The basic premise is time-honored: a family moves into a spooky new home, and weird stuff starts happening. In fact, things get strange even as they’re moving in, with the help of a bizarre realtor who seems to have stepped in from an episode of Twin Peaks. The new abode is a mortuary, which mom Leslie (Denise Crosby) thinks she can shape up and turn into a lucrative new business to support teen son Jonathan (Dan Byrd) and little daughter Jamie (Stephanie Patton). Of course, the place needs one hell of a fixing up, and Jonathan is soon learning about its bizarre and frightening history. He also meets and is immediately attracted to Liz (Alexandra Adi), who works for her aunt at the local diner and seems to already have a boyfriend, Grady (Shallow Ground’s Rocky Marquette). In the movie’s one true reflection of modern values, however, Jonathan is happy to discover that Grady is gay, and thus poses no opposition to his romantic pursuit of Liz.

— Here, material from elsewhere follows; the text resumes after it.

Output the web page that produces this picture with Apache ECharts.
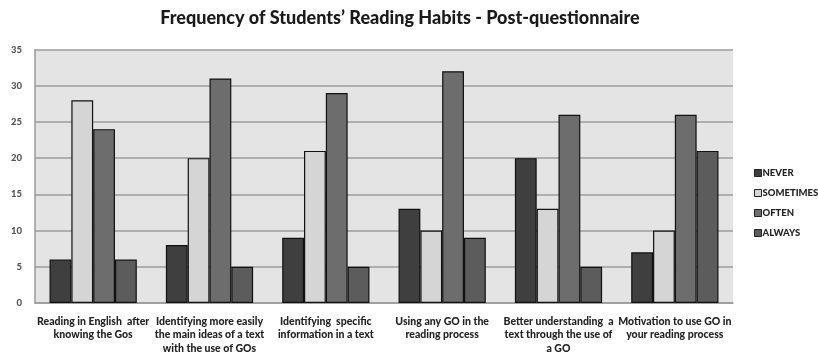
<!DOCTYPE html>
<html>
<head>
<meta charset="utf-8">
<script src="https://cdn.jsdelivr.net/npm/echarts@6/dist/echarts.min.js"></script>
<style>
  html, body { margin: 0; padding: 0; background: #ffffff; }
  #chart { width: 818px; height: 355px; }
</style>
</head>
<body>
<div id="chart"></div>
<script>
// Survey items (x-axis categories)
const categories = [
  'Reading in English  after\nknowing the Gos',
  'Identifying more easily\nthe main ideas of a text\nwith the use of GOs',
  'Identifying  specific\ninformation in a text',
  'Using any GO in the\nreading process',
  'Better understanding  a\ntext through the use of\na GO',
  'Motivation to use GO in\nyour reading process'
];

// Response frequencies per answer option
const never     = [6, 8, 9, 13, 20, 7];
const sometimes = [28, 20, 21, 10, 13, 10];
const often     = [24, 31, 29, 32, 26, 26];
const always    = [6, 5, 5, 9, 5, 21];

const seriesNames = ['NEVER', 'SOMETIMES', 'OFTEN', 'ALWAYS'];
const seriesData = [never, sometimes, often, always];
const seriesColors = ['#3f3f3f', '#d5d5d5', '#6d6d6d', '#5c5c5c'];

const yTicks = [0, 5, 10, 15, 20, 25, 30, 35];

const FONT = 'Lato';

const chart = echarts.init(document.getElementById('chart'), null, { renderer: 'canvas' });

chart.setOption({
  animation: false,
  backgroundColor: '#ffffff',
  title: {
    text: 'Frequency of Students\u2019 Reading Habits - Post-questionnaire',
    left: 395,
    textAlign: 'center',
    top: 4,
    textStyle: { fontFamily: FONT, fontWeight: 900, fontSize: 18, color: '#1a1a1a' }
  },
  legend: {
    orient: 'vertical',
    left: 749,
    top: 163,
    itemWidth: 7,
    itemHeight: 7,
    itemGap: 10,
    icon: 'rect',
    textStyle: { fontFamily: FONT, fontWeight: 900, fontSize: 9.5, color: '#222', padding: [0, 0, 0, -4] },
    data: seriesNames.map((n, i) => ({
      name: n,
      itemStyle: { color: seriesColors[i], borderColor: '#222', borderWidth: 1 }
    }))
  },
  grid: {
    left: 35,
    right: 85,
    top: 49.5,
    bottom: 52,
    show: true,
    backgroundColor: '#e4e4e4',
    borderWidth: 0
  },
  xAxis: {
    type: 'category',
    data: categories,
    axisLine: { show: true, lineStyle: { color: '#9a9a9a', width: 1.5 } },
    axisTick: { show: false },
    axisLabel: {
      interval: 0,
      margin: 12,
      lineHeight: 13.3,
      fontFamily: FONT,
      fontWeight: 900,
      fontSize: 10.5,
      color: '#222'
    }
  },
  yAxis: {
    type: 'value',
    min: 0,
    max: 35,
    interval: 5,
    axisLine: { show: true, lineStyle: { color: '#9a9a9a', width: 1.5 } },
    axisTick: { show: false },
    axisLabel: {
      margin: 13,
      fontFamily: FONT,
      fontWeight: 900,
      fontSize: 9.5,
      color: '#555',
      formatter: v => (yTicks.includes(v) ? String(v) : '')
    },
    splitLine: { show: true, lineStyle: { color: '#9c9c9c', width: 1.5 } }
  },
  series: seriesNames.map((name, i) => ({
    name,
    type: 'bar',
    data: seriesData[i],
    barGap: '0%',
    barCategoryGap: '25%',
    itemStyle: { color: seriesColors[i], borderColor: '#111', borderWidth: 1.2 }
  }))
});
</script>
</body>
</html>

Everything else about Mortuary is happily old-school: the creepy cemetery next to the titular dwelling, the cryptic clues to its nasty past, the characters who explore dark crypts they shouldn’t and the gang of teen jerks who hang out at Liz’s aunt’s diner and harass our young hero, and are thus immediately marked for death. Or, sorta death; they return from their apparent demises in a grotesque state and go right back to the diner, where they take part in the first setpiece that truly points up Hooper’s playful approach to the material. Meanwhile, the cadavers Leslie works with are also getting feisty, and soon everybody—all those who’ve survived, anyway—is running all over the house, the crypt and the underground tunnels that connect them, trying to escape and put a stop to the zombies and a creeping black fungus that has been reanimating them.

The movie is a little vague about how the fungus, the twisted family who once owned the mortuary and the zombies are all connected, though not for a lack of attempted expositional explanation; what we have here, to paraphrase Joe Bob Briggs, is a little too much backstory getting in the way of the story. Mortuary works best in its second half, when all the foundations have been laid and Hooper and co. can get down to the business of assaulting the characters with plenty of walking corpses (fun extreme makeup FX by Toolbox’s Dean and Starr Jones) and other icky stuff. There isn’t that much actual blood and gore in the film, but there’s plenty of decaying flesh and black vomit spewing all over the place, so gross-out fans will be more than sated. There’s a nice grindhouse feel to the craft contributions, too: Rob Howeth’s production design will have you believing they actually found the most rundown mortuary in the country to film in, and Jaron Presant’s cinematography, at least at the screening this writer attended, has a kind of grotty, second-generation-print quality that suits the material just fine.

So if Mortuary isn’t the return to grisly form that Toolbox Murders represented, it does prove Hooper capable of still going for broke and having some fun. Put it this way: If you’re expecting the brutal and savage Hooper of Texas Chainsaw, you’ll probably be disappointed, but those who love his brazenly ridiculous Lifeforce are likely to get a kick out of this one.